=== Extracted information ===
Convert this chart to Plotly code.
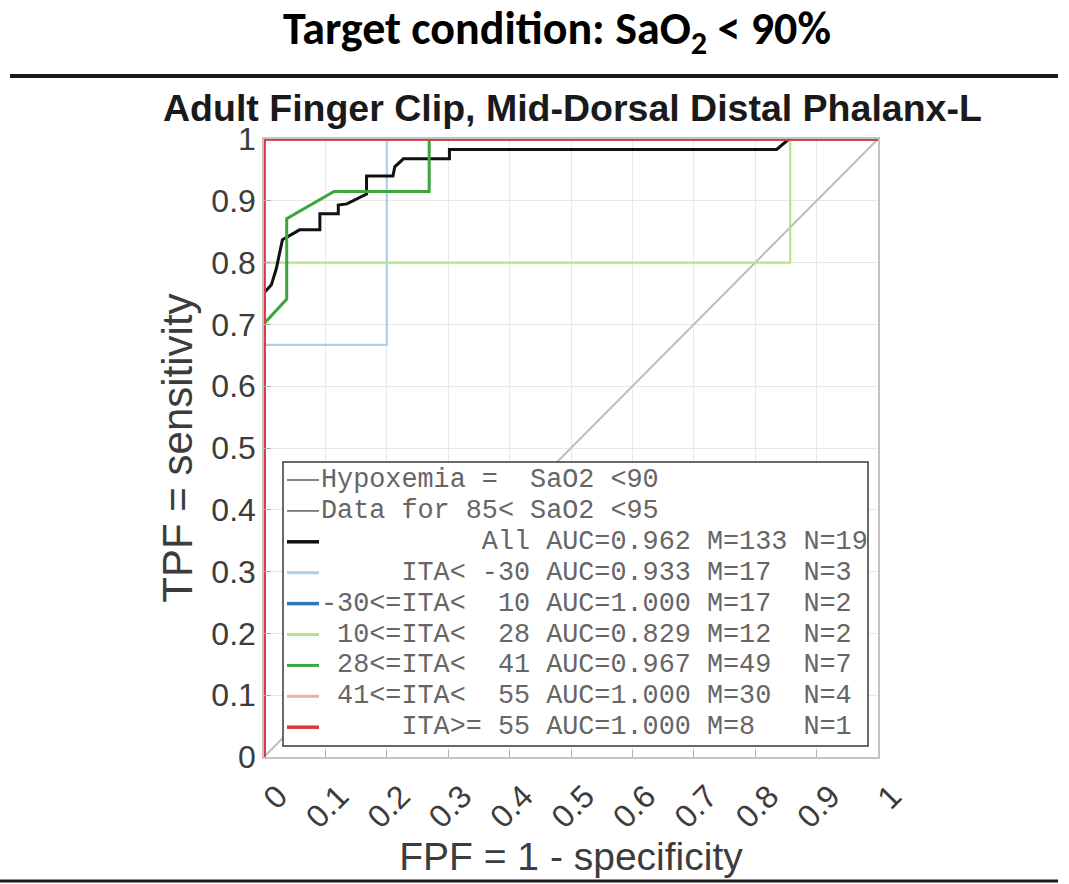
import plotly.graph_objects as go

# ROC curves (FPF, TPF) per ITA group
fpf_all = [0, 0, 0.012, 0.020, 0.030, 0.045, 0.058, 0.091, 0.091, 0.121, 0.121, 0.135,
           0.150, 0.167, 0.167, 0.210, 0.213, 0.227, 0.302, 0.302, 0.835, 0.855, 1.0]
tpf_all = [0, 0.751, 0.764, 0.790, 0.837, 0.845, 0.853, 0.853, 0.879, 0.879, 0.893, 0.895,
           0.902, 0.911, 0.940, 0.940, 0.955, 0.968, 0.968, 0.983, 0.983, 1.0, 1.0]

fpf_ita_lt_m30 = [0, 0, 0.2, 0.2, 1]
tpf_ita_lt_m30 = [0, 0.667, 0.667, 1, 1]

fpf_ita_m30_10 = [0, 0, 1]
tpf_ita_m30_10 = [0, 1, 1]

fpf_ita_10_28 = [0, 0, 0.857, 0.857, 1]
tpf_ita_10_28 = [0, 0.8, 0.8, 1, 1]

fpf_ita_28_41 = [0, 0, 0.037, 0.037, 0.114, 0.269, 0.269, 1]
tpf_ita_28_41 = [0, 0.701, 0.741, 0.871, 0.915, 0.915, 1, 1]

fpf_ita_41_55 = [0, 0, 1]
tpf_ita_41_55 = [0, 1, 1]

fpf_ita_ge_55 = [0, 0, 1]
tpf_ita_ge_55 = [0, 1, 1]

chance_x = [0, 1]
chance_y = [0, 1]

tick_vals = [0, 0.1, 0.2, 0.3, 0.4, 0.5, 0.6, 0.7, 0.8, 0.9, 1]
tick_text = ["0", "0.1", "0.2", "0.3", "0.4", "0.5", "0.6", "0.7", "0.8", "0.9", "1"]

legend_labels = [
    "Hypoxemia =  SaO2 <90",
    "Data for 85< SaO2 <95",
    "          All AUC=0.962 M=133 N=19",
    "     ITA< -30 AUC=0.933 M=17  N=3",
    "-30<=ITA<  10 AUC=1.000 M=17  N=2",
    " 10<=ITA<  28 AUC=0.829 M=12  N=2",
    " 28<=ITA<  41 AUC=0.967 M=49  N=7",
    " 41<=ITA<  55 AUC=1.000 M=30  N=4",
    "     ITA>= 55 AUC=1.000 M=8   N=1",
]

C_ALL = "#111111"
C_LBLUE = "#a9d1ea"
C_DBLUE = "#2a78b8"
C_LGREEN = "#b4e38e"
C_GREEN = "#3ca53c"
C_PINK = "#f4aaaa"
C_RED = "#e0353a"
C_GRAY = "#777777"

legend_colors = [C_GRAY, C_GRAY, C_ALL, C_LBLUE, C_DBLUE, C_LGREEN, C_GREEN, C_PINK, C_RED]
legend_widths = [1.8, 1.8, 3.5, 3, 3.5, 3, 3, 3, 3.5]

curves = [
    (fpf_ita_lt_m30, tpf_ita_lt_m30, C_LBLUE, 2.2, legend_labels[3]),
    (fpf_ita_m30_10, tpf_ita_m30_10, C_DBLUE, 3, legend_labels[4]),
    (fpf_ita_10_28, tpf_ita_10_28, C_LGREEN, 2.2, legend_labels[5]),
    (fpf_all, tpf_all, C_ALL, 3, legend_labels[2]),
    (fpf_ita_28_41, tpf_ita_28_41, C_GREEN, 3, legend_labels[6]),
    (fpf_ita_41_55, tpf_ita_41_55, C_PINK, 3, legend_labels[7]),
    (fpf_ita_ge_55, tpf_ita_ge_55, C_RED, 3.5, legend_labels[8]),
]

W, H = 1069, 884
PL, PR, PT, PB = 264, 878, 139, 757  # plot area edges in pixels


def px(xp):
    return (xp - PL) / (PR - PL)


def py(yp):
    return (PB - yp) / (PB - PT)


fig = go.Figure()

fig.add_trace(go.Scatter(x=chance_x, y=chance_y, mode="lines",
                         line=dict(color="#bdbdbd", width=2),
                         showlegend=False, hoverinfo="skip"))

for xs, ys, col, w, name in curves:
    fig.add_trace(go.Scatter(x=xs, y=ys, mode="lines", name=name.strip(),
                             line=dict(color=col, width=w),
                             cliponaxis=False, showlegend=False))

shapes = []
annotations = []

# Horizontal rules framing the slide
shapes.append(dict(type="line", xref="paper", yref="paper",
                   x0=px(10), x1=px(1058), y0=py(76), y1=py(76),
                   line=dict(color="#1a1a1a", width=4), layer="above"))
shapes.append(dict(type="line", xref="paper", yref="paper",
                   x0=px(0), x1=px(1058), y0=py(881), y1=py(881),
                   line=dict(color="#1a1a1a", width=3), layer="above"))

# Legend box
LB_L, LB_R, LB_T, LB_B = 283, 868, 462, 746
shapes.append(dict(type="rect", xref="paper", yref="paper",
                   x0=px(LB_L), x1=px(LB_R), y0=py(LB_B), y1=py(LB_T),
                   line=dict(color="#3a3a3a", width=1.5), fillcolor="white",
                   layer="above"))

row0, row_step = 480, 30.9
for i, (lab, col, w) in enumerate(zip(legend_labels, legend_colors, legend_widths)):
    yy = row0 + i * row_step
    shapes.append(dict(type="line", xref="paper", yref="paper",
                       x0=px(287), x1=px(319), y0=py(yy), y1=py(yy),
                       line=dict(color=col, width=w), layer="above"))
    annotations.append(dict(xref="paper", yref="paper", x=px(319), y=py(yy),
                            xanchor="left", yanchor="middle", showarrow=False,
                            text=lab.replace(" ", "\u00a0"),
                            font=dict(family="Liberation Mono, monospace",
                                      size=26.8, color="#666666")))

# Slide heading and chart title
annotations.append(dict(xref="paper", yref="paper", x=px(557), y=py(31),
                        xanchor="center", yanchor="middle", showarrow=False,
                        text="<b>Target condition: SaO<sub>2</sub> &lt; 90%</b>",
                        font=dict(family="Carlito, Liberation Sans Narrow, Lato, sans-serif",
                                  size=46, color="black")))
annotations.append(dict(xref="paper", yref="paper", x=px(572), y=py(108),
                        xanchor="center", yanchor="middle", showarrow=False,
                        text="<b>Adult Finger Clip, Mid-Dorsal Distal Phalanx-L</b>",
                        font=dict(family="Liberation Sans, Arial, sans-serif",
                                  size=37.5, color="#1a1a1a")))

axis_common = dict(
    range=[0, 1], tickvals=tick_vals, ticktext=tick_text,
    showgrid=True, gridcolor="#e8e8e8", gridwidth=1,
    zeroline=False, showline=True, linecolor="#c4c4c4", linewidth=1.5,
    mirror=True, ticks="inside", ticklen=7, tickcolor="#b0b0b0",
    tickfont=dict(family="Liberation Sans, Arial, sans-serif", size=32, color="#3c3c3c"),
    automargin=False,
)

fig.update_layout(
    width=W, height=H,
    margin=dict(l=PL, r=W - PR, t=PT, b=H - PB),
    paper_bgcolor="white", plot_bgcolor="white",
    showlegend=False,
    xaxis=dict(**axis_common, tickangle=-45, ticklabelshift=14, ticklabelstandoff=6,
               title=dict(text="FPF = 1 - specificity", standoff=8,
                          font=dict(family="Liberation Sans, Arial, sans-serif",
                                    size=39, color="#3c3c3c"))),
    yaxis=dict(**axis_common,
               title=dict(text="TPF = sensitivity", standoff=6,
                          font=dict(family="Liberation Sans, Arial, sans-serif",
                                    size=42, color="#3c3c3c"))),
    shapes=shapes,
    annotations=annotations,
)

fig.write_html("out.html")
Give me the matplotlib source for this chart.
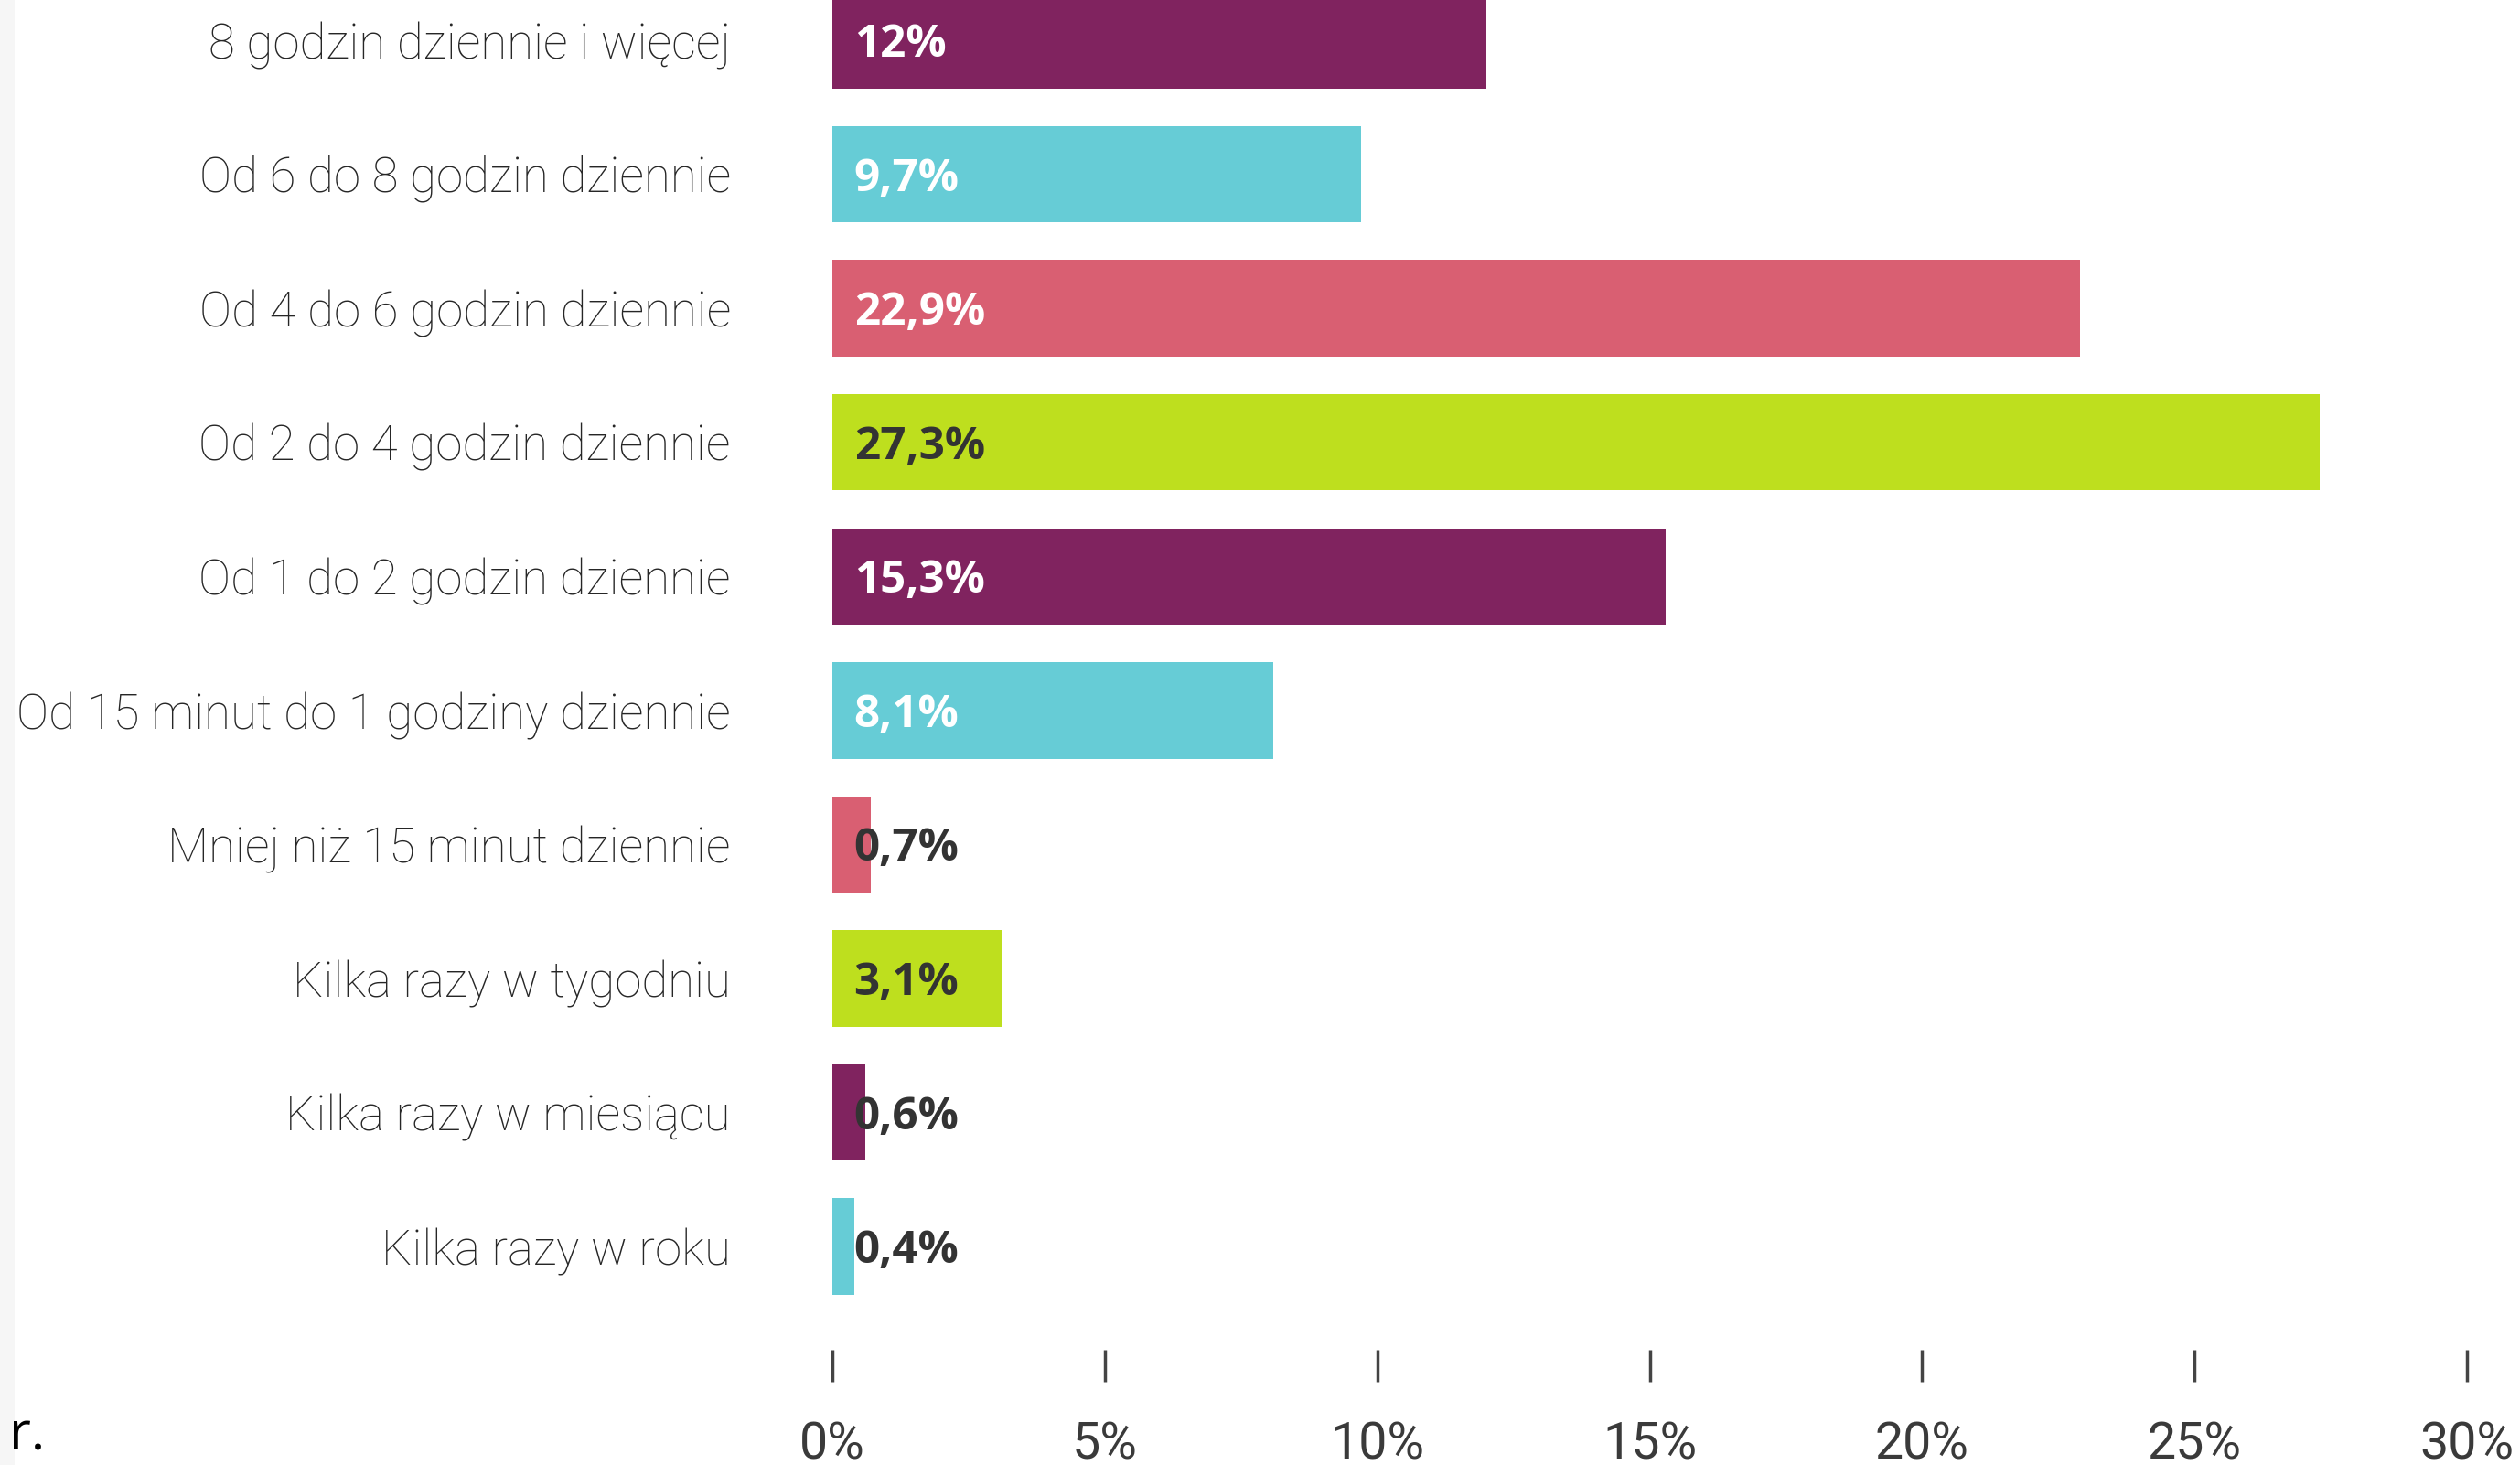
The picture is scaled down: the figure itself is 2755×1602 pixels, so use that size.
import matplotlib
matplotlib.use("Agg")
import matplotlib.pyplot as plt
from matplotlib.patches import Rectangle

categories = [
    "8 godzin dziennie i więcej",
    "Od 6 do 8 godzin dziennie",
    "Od 4 do 6 godzin dziennie",
    "Od 2 do 4 godzin dziennie",
    "Od 1 do 2 godzin dziennie",
    "Od 15 minut do 1 godziny dziennie",
    "Mniej niż 15 minut dziennie",
    "Kilka razy w tygodniu",
    "Kilka razy w miesiącu",
    "Kilka razy w roku",
]
values = [12.0, 9.7, 22.9, 27.3, 15.3, 8.1, 0.7, 3.1, 0.6, 0.4]
value_labels = ["12%", "9,7%", "22,9%", "27,3%", "15,3%", "8,1%", "0,7%", "3,1%", "0,6%", "0,4%"]
xticks = [0, 5, 10, 15, 20, 25, 30]
xtick_labels = ["0%", "5%", "10%", "15%", "20%", "25%", "30%"]

PURPLE = "#80235F"
CYAN = "#66CCD6"
PINK = "#D95F72"
LIME = "#BEDF1E"
colors = [PURPLE, CYAN, PINK, LIME, PURPLE, CYAN, PINK, LIME, PURPLE, CYAN]
label_colors = ["white", "white", "white", "#333333", "white", "white",
                "#333333", "#333333", "#333333", "#333333"]

W, H = 2755, 1602
fig = plt.figure(figsize=(W / 100, H / 100), dpi=100)
fig.patch.set_facecolor("white")
fig.patches.append(Rectangle((0, 0), 16 / W, 1, transform=fig.transFigure,
                             facecolor="#f6f6f6", edgecolor="none", zorder=0))

left = 910 / W
right = 2697 / W
bottom = 126 / H
ax = fig.add_axes([left, bottom, right - left, 1 - bottom])
ax.set_facecolor("none")

y = list(range(len(values)))
ax.barh(y, values, height=0.72, color=colors, zorder=2)
ax.set_xlim(0, 30)
ax.set_ylim(9.77, -0.30)

for yi, v, lab, c in zip(y, values, value_labels, label_colors):
    ax.annotate(lab, xy=(0, yi), xytext=(17, -4), textcoords="offset points",
                ha="left", va="center", fontsize=35.5, fontweight="bold",
                family="Open Sans", color=c, zorder=3)

ax.set_yticks(y)
ax.set_yticklabels(categories, fontsize=38, family="Roboto", fontweight="light",
                   color="#262626")
ax.tick_params(axis="y", length=0, pad=80)

ax.set_xticks(xticks)
ax.set_xticklabels(xtick_labels, fontsize=40, family="Roboto", fontweight="normal",
                   color="#3a3a3a")
ax.tick_params(axis="x", direction="out", length=25, width=2.5, color="#444444", pad=31)

for s in ax.spines.values():
    s.set_visible(False)

fig.text(10 / W, (H - 1570) / H, "r.", fontsize=42, family="Open Sans",
         color="black", ha="left", va="center")

fig.savefig("out.png", dpi=100)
===
# Given request
Both the first line of the records above and the line containing "legend_widths = [1.8, 1.8, 3.5, 3, 3.5, 3, 3, 3, 3.5]" belong in the copy; please return them and every line between, exactly, minus the pictures.

# Task solution
Convert this chart to Plotly code.
import plotly.graph_objects as go

# ROC curves (FPF, TPF) per ITA group
fpf_all = [0, 0, 0.012, 0.020, 0.030, 0.045, 0.058, 0.091, 0.091, 0.121, 0.121, 0.135,
           0.150, 0.167, 0.167, 0.210, 0.213, 0.227, 0.302, 0.302, 0.835, 0.855, 1.0]
tpf_all = [0, 0.751, 0.764, 0.790, 0.837, 0.845, 0.853, 0.853, 0.879, 0.879, 0.893, 0.895,
           0.902, 0.911, 0.940, 0.940, 0.955, 0.968, 0.968, 0.983, 0.983, 1.0, 1.0]

fpf_ita_lt_m30 = [0, 0, 0.2, 0.2, 1]
tpf_ita_lt_m30 = [0, 0.667, 0.667, 1, 1]

fpf_ita_m30_10 = [0, 0, 1]
tpf_ita_m30_10 = [0, 1, 1]

fpf_ita_10_28 = [0, 0, 0.857, 0.857, 1]
tpf_ita_10_28 = [0, 0.8, 0.8, 1, 1]

fpf_ita_28_41 = [0, 0, 0.037, 0.037, 0.114, 0.269, 0.269, 1]
tpf_ita_28_41 = [0, 0.701, 0.741, 0.871, 0.915, 0.915, 1, 1]

fpf_ita_41_55 = [0, 0, 1]
tpf_ita_41_55 = [0, 1, 1]

fpf_ita_ge_55 = [0, 0, 1]
tpf_ita_ge_55 = [0, 1, 1]

chance_x = [0, 1]
chance_y = [0, 1]

tick_vals = [0, 0.1, 0.2, 0.3, 0.4, 0.5, 0.6, 0.7, 0.8, 0.9, 1]
tick_text = ["0", "0.1", "0.2", "0.3", "0.4", "0.5", "0.6", "0.7", "0.8", "0.9", "1"]

legend_labels = [
    "Hypoxemia =  SaO2 <90",
    "Data for 85< SaO2 <95",
    "          All AUC=0.962 M=133 N=19",
    "     ITA< -30 AUC=0.933 M=17  N=3",
    "-30<=ITA<  10 AUC=1.000 M=17  N=2",
    " 10<=ITA<  28 AUC=0.829 M=12  N=2",
    " 28<=ITA<  41 AUC=0.967 M=49  N=7",
    " 41<=ITA<  55 AUC=1.000 M=30  N=4",
    "     ITA>= 55 AUC=1.000 M=8   N=1",
]

C_ALL = "#111111"
C_LBLUE = "#a9d1ea"
C_DBLUE = "#2a78b8"
C_LGREEN = "#b4e38e"
C_GREEN = "#3ca53c"
C_PINK = "#f4aaaa"
C_RED = "#e0353a"
C_GRAY = "#777777"

legend_colors = [C_GRAY, C_GRAY, C_ALL, C_LBLUE, C_DBLUE, C_LGREEN, C_GREEN, C_PINK, C_RED]
legend_widths = [1.8, 1.8, 3.5, 3, 3.5, 3, 3, 3, 3.5]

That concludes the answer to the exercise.